UK schools bracing for in-year deficits this year with bleak outlook ahead

Almost half of primary schools and special schools and two-fifths of secondary schools in England had or were expecting an in-year deficit in 2022/23, according to a new report.

Schools are only expecting the situation to worsen next year with just under half of mainstream schools (50% primary and 42% secondary) and two-fifths of special schools expecting both to have an in-year deficit and needing to make cuts to provision in 2023/24.

Results from the National Foundation for Educational Research’s (NFER) report, ‘Cost-of-living crisis: Impact on schools – School Provision’, also suggest more than half of primary schools are asking parents for extra funds to accommodate cost-of-living pressures.

In the study, conducted in collaboration with ASK Research and funded by the Nuffield Foundation, NFER asked more than 2,500 senior leaders and teachers in mainstream schools, and more than 100 in special schools, a series of questions to understand the impacts of cost-of-living pressures on schools.

Almost half of school leaders reported that the cuts their schools are making due to the cost-of-living pressures are having a negative impact on teaching and learning in their setting. Furthermore, the cuts which schools are making in response to cost-of-living pressures are also affecting provision for pupils with Special Educational Needs and Disabilities (SEND), with widespread concern among senior leaders of all phases about their ability to fully meet the needs of their pupils.

NFER Research Director and report co-author, Jenna Julius, said: “In the short-term, schools need greater financial support to help meet the additional direct expenses associated with the increased cost-of-living such as energy and school meal bills.

“Teachers and senior leaders, particularly in the most disadvantaged schools, report their learning provision has been negatively impacted by cuts being made in response to increased costs. 

“For example, 62% of primary schools, 43% of secondary and 41% of special schools report cutting spending on resources such as printed worksheets, materials for art and science and library books.”

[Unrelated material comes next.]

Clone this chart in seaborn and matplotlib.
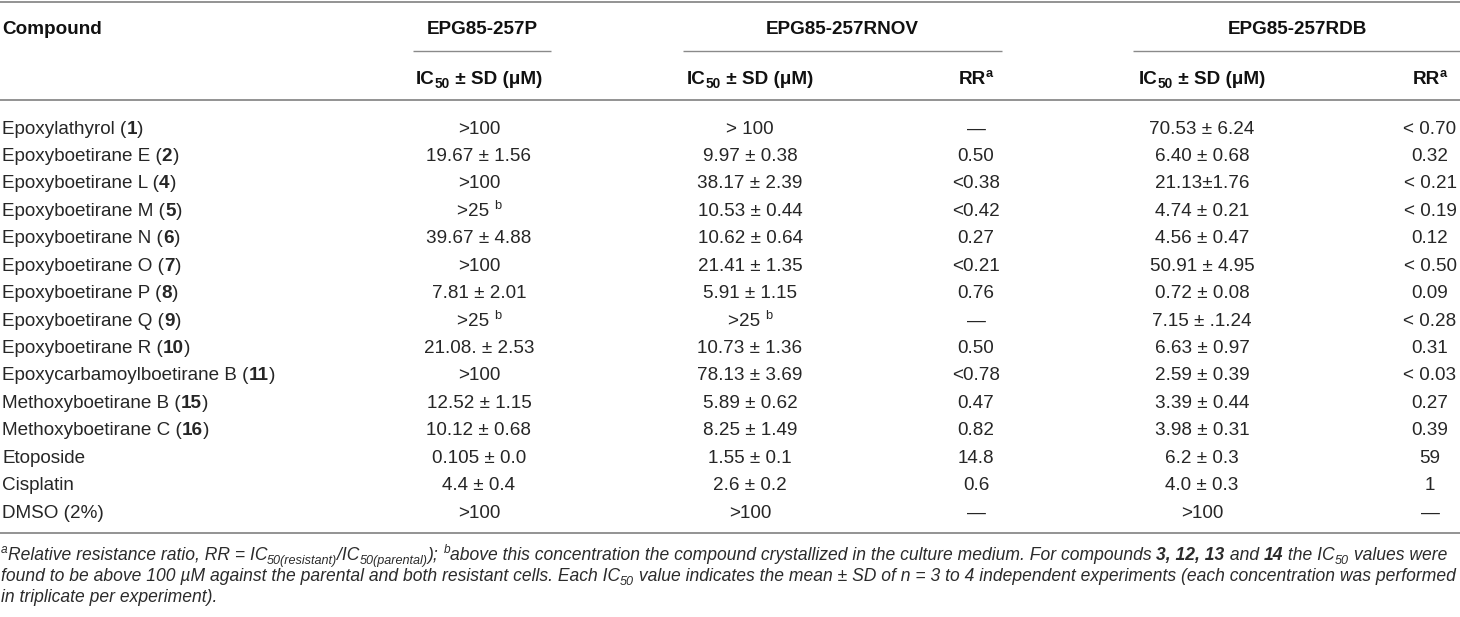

Director of ASK Research, Amy Skipp, said: “The cuts being made in response to cost-of-living pressures in special schools are extremely concerning particularly as they include core parts of the support for pupils with SEND, to maximise their development, independence and quality of life as well as providing respite for families. 

“For example, almost three-tenths (28%) of special schools report cutting their core specialist school offer, which includes the provision of hydrotherapy, physiotherapy and independence activities.”

Nuffield Foundation Programme Head, Ruth Maisey said: “We know that there are lingering effects of the pandemic including a wider disadvantage gap, increased absence from school, and poorer mental health and wellbeing. 

“Schools are only able to tackle these issues if they have sufficient funds. While failure to adequately support young people risks their issues becoming entrenched and stores up considerable problems for future society.”

Responding to the survey, Paul Whiteman, general secretary at school leaders’ union NAHT, said: “This report is a stark reminder that while the overall rate of inflation has eased, prices are still rising and schools and society more broadly are continuing to face severe challenges as a result.

“Schools face a twin challenge of juggling both their increased costs for things like energy and resources, and in supporting more children who may turn up hungry and not in a good place to learn. 

“It’s now often harder for them and their families to access help from services like social care which have suffered from years of under-investment, meaning already stretched school staff are increasingly picking up the slack.

“School leaders are doing their utmost to minimise the impact of these cost pressures upon children’s education, but this is a real challenge, and particularly difficult for those in more disadvantaged areas or with higher numbers of pupils with special education needs and disabilities.

“These findings give the government notice that it must mitigate the impact of continuing inflation by offering the level of investment needed in schools in the autumn spending review in November.”